Labour’s green recovery plan must reflect the radical vision of party members

Lauren Townsend

After the first wave, the next. Following the Tories’ deadly public health failures, leading to over 60,000 excess deaths, we face the next cruelties of their callous regime: from ruling class algorithms to an evictions crisis and the oncoming job loss tsunami. But there’s another crisis continuing unabated: climate catastrophe. The bad news has trickled in steadily: hottest day on record, hottest decade on record, Greenland ice melting beyond return. And confirmation of what we always knew: the impact of coronavirus on emissions reduction will be negligible.

It was encouraging, then, to see Ed Miliband launch a consultation in May on Labour’s plans for an ambitious green recovery, rightly comparing this to our 1945 moment. According to new figures revealed to Labour for a Green New Deal, just under 2,000 people submitted responses – and an incredible 1,400 of those endorsed our proposals for a socialist Green New Deal in a new post-Covid social settlement. Polling shows that the public are ready for it too: just 6% want the ‘back to normal’ Tory plan.

Change couldn’t be more urgent. Not a week goes by without thousands more redundancies. Labour is rightly standing with trade unions in demanding an extension to furlough – but we need proposals as well as critique.

That’s why our first demand for Labour’s green recovery plan has been for a million green jobs, as proposed by Labour’s 2019 manifesto and by the IPPR and the TUC. From powering up renewables to home insulation to care work, these plans can tackle unemployment while building a just and resilient economy that meets the needs of all. Building on Labour’s regional manifestos, they provide the key to reviving post-industrial parts of the country devastated by neoliberalism.
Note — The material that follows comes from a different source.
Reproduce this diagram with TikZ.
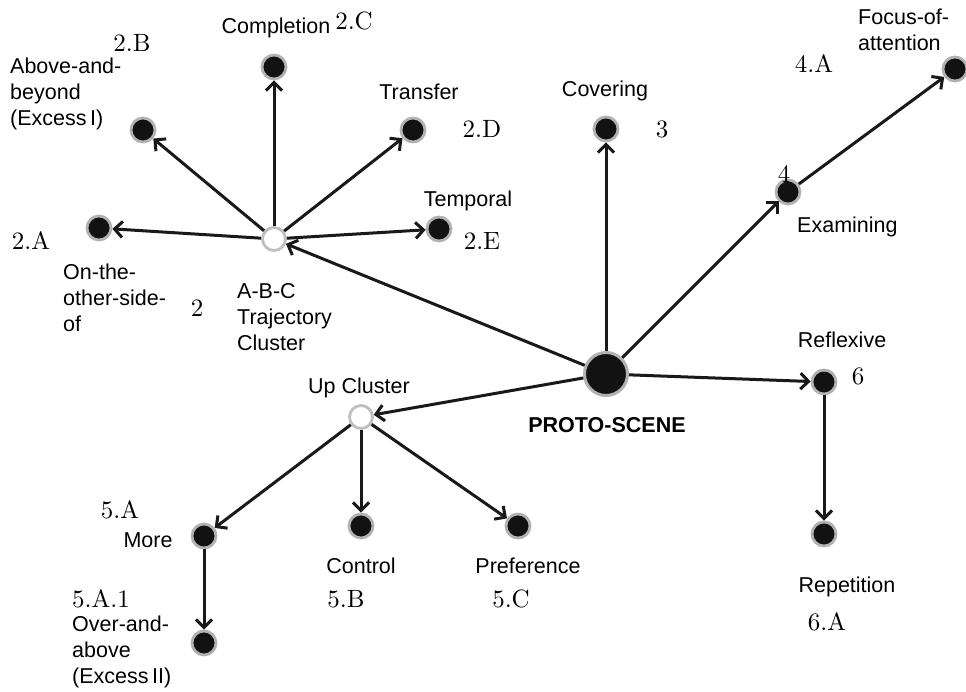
\documentclass[tikz,border=0pt]{standalone}
\usepackage{fontspec}
\newfontfamily\arial{Liberation Sans}
\newfontfamily\numfont{lmroman10-regular.otf}
\usetikzlibrary{arrows.meta}
\tikzset{
  lab/.style={font=\arial\fontsize{21.5}{26}\selectfont, inner sep=0pt},
  mlab/.style={lab, align=left, anchor=north west},
  num/.style={font=\numfont\fontsize{25}{28}\selectfont, inner sep=0pt, anchor=base},
  leaf/.style={circle, fill=black!93, draw=black!30, line width=2.8pt, minimum size=24pt, inner sep=0pt},
  hub/.style={circle, fill=white, draw=black!25, line width=2.8pt, minimum size=23pt, inner sep=0pt},
  proto/.style={circle, fill=black!93, draw=black!30, line width=3pt, minimum size=43pt, inner sep=0pt},
  arr/.style={line width=3pt, black!90, -{Straight Barb[length=8pt,width=16pt]}}
}
\begin{document}
\begin{tikzpicture}[x=1pt,y=-1pt]
\useasboundingbox (0,0) rectangle (966,692);
% nodes
\node[proto] (P) at (606,374) {};
\node[hub] (ABC) at (274,239) {};
\node[hub] (UP) at (361,417) {};
\node[leaf] (A2) at (99,228) {};
\node[leaf] (B2) at (143,130) {};
\node[leaf] (C2) at (274,67) {};
\node[leaf] (D2) at (413,130) {};
\node[leaf] (E2) at (439,229) {};
\node[leaf] (COV) at (606,129) {};
\node[leaf] (EX) at (788,192) {};
\node[leaf] (FOC) at (955,69) {};
\node[leaf] (REF) at (824,382) {};
\node[leaf] (REP) at (824,534) {};
\node[leaf] (MORE) at (204,536) {};
\node[leaf] (OVER) at (204,643) {};
\node[leaf] (CTL) at (361,526) {};
\node[leaf] (PREF) at (518,526) {};
% connectors
\draw[arr] (P) -- (ABC);
\draw[arr] (P) -- (UP);
\draw[arr] (P) -- (COV);
\draw[arr] (P) -- (EX);
\draw[arr] (P) -- (REF);
\draw[arr] (EX) -- (FOC);
\draw[arr] (REF) -- (REP);
\draw[arr] (ABC) -- (A2);
\draw[arr] (ABC) -- (B2);
\draw[arr] (ABC) -- (C2);
\draw[arr] (ABC) -- (D2);
\draw[arr] (ABC) -- (E2);
\draw[arr] (UP) -- (MORE);
\draw[arr] (UP) -- (CTL);
\draw[arr] (UP) -- (PREF);
\draw[arr] (MORE) -- (OVER);
% sans labels
\node[lab, anchor=base] (tC) at (276,34) {Completion};
\node[lab, anchor=base] (tD) at (419,100) {Transfer};
\node[lab, anchor=base] (tE) at (468,207) {Temporal};
\node[lab, anchor=base] (tCov) at (605,97) {Covering};
\node[lab, anchor=base west] (tEx) at (797,233) {Examining};
\node[lab, anchor=base] (tUp) at (359,393) {Up Cluster};
\node[lab, anchor=base, font=\arial\bfseries\fontsize{21.5}{26}\selectfont] (tP) at (607,432) {PROTO-SCENE};
\node[lab, anchor=base] (tRef) at (842,348) {Reflexive};
\node[lab, anchor=base] (tRep) at (847,592) {Repetition};
\node[lab, anchor=base] (tMore) at (148,547) {More};
\node[lab, anchor=base] (tCtl) at (361,573) {Control};
\node[lab, anchor=base] (tPref) at (528,573) {Preference};
\node[mlab] (tB) at (10,58) {Above-and-\\beyond\\(Excess\,I)};
\node[mlab] (tA) at (63,264) {On-the-\\other-side-\\of};
\node[mlab] (tABC) at (237,283) {A-B-C\\Trajectory\\Cluster};
\node[mlab] (tFoc) at (858,9) {Focus-of-\\attention};
\node[mlab] (tOver) at (72,616) {Over-and-\\above\\(Excess\,II)};
% numbers
\node[num] (n2C) at (354,30) {2.C};
\node[num] (n2B) at (132,52) {2.B};
\node[num] (n2D) at (482,138) {2.D};
\node[num] (n2E) at (482,250) {2.E};
\node[num] (n3) at (662,138) {3};
\node[num] (n4A) at (814,73) {4.A};
\node[num] (n4) at (784,183) {4};
\node[num] (n2A) at (31,250) {2.A};
\node[num] (n2) at (197,317) {2};
\node[num] (n6) at (858,384) {6};
\node[num] (n6A) at (827,630) {6.A};
\node[num] (n5A) at (120,518) {5.A};
\node[num, anchor=base west] (n5A1) at (72,607) {5.A.1};
\node[num] (n5B) at (346,607) {5.B};
\node[num] (n5C) at (511,607) {5.C};
\end{tikzpicture}
\end{document}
These jobs should be in the public sector. From aviation to energy, bosses have made workers pay the price for this pandemic. If we want secure, well-paid, unionised jobs and rapid decarbonisation, we need state intervention and job creation, not more bungs for business.

Take home insulation. Under the Tory proposals, it would take 80 years to retrofit the UK’s housing stock, and homeowners would benefit at the expense of renters. Labour’s 2019 ‘Warm Homes for All’ plan would do it by 2030, cutting household bills by £416, near-eradicating fuel poverty and cutting emissions by 10% in the process. Putting public health first means public ownership.

Alongside its welcome advocacy of nationalised rail, Labour should be demanding that vital services are brought back into public hands – like energy, where workers face terrible treatment, and water, which has enriched shareholders while polluting our rivers.

This is a vision of a society in which the inequality and precarity exposed by this pandemic are addressed through universal services. The coronavirus crisis has shown the vital importance of broadband for connecting people, and the inequalities of our privatised system – so let’s demand Labour’s policy of universal broadband. And now is the time for a transport revolution to prevent a car-driven recovery, and a National Care Service to fix our broken care system.

As Ed Miliband has made clear, we cannot afford to be timid. Standing up for workers must mean confronting the big polluters, from flying to fossil fuels. The coronavirus crisis has sent the aviation industry into freefall – and bosses have cut tens of thousands of jobs, while continuing to pay millions in dividends. It’s vital to stand with the trade union movement in resisting these attacks.

But we can’t rebuild a growing aviation sector. Instead, we need a people’s bailout, putting workers and the planet first. That means fighting for public equity stakes of struggling airlines, to wind down domestic flights, guarantee retraining and green jobs for all those cut loose by the aviation billionaires. Although a Labour spokesperson has said there is a “strong case” for taking public equity stakes in airlines, after we pushed the party on the issue, the Shadow Transport Secretary has not publicly backed the policy and has even welcomed aviation growth.

Shadow ministers have laudably advocated support for a just transition abroad – whether cancelling Global South debt or ending international fossil fuel subsidies. Now it must do the same at home.  Our campaign has provided a vision for Labour to seize this moment and force the government into yet more U-turns. But it’s more than a vision – it’s a mandate.

Last month, Labour’s leadership replaced party conference with a ‘Connected’ event emptied of any provision for democratic policy-making. But while conference might be cancelled, party democracy isn’t. The overwhelming majority of submissions to Labour’s green recovery plan from members – more than two in every three – supported our programme. The most recent LabourList readers’ survey found overwhelming support among members for rapid decarbonisation and a million green jobs. Our voice is loud and clear.

Failure to follow through on this plan, or any backtracking on the 2019 conference motion and manifesto, would be a democratic outrage. Running for leader, Keir Starmer promised to “give members the power to shape policy”, and “fight for a Green New Deal now, not in 2024”. The party has passed up this opportunity in recent months. When Labour’s recovery plan is published, it must be built on the radical vision demanded by members.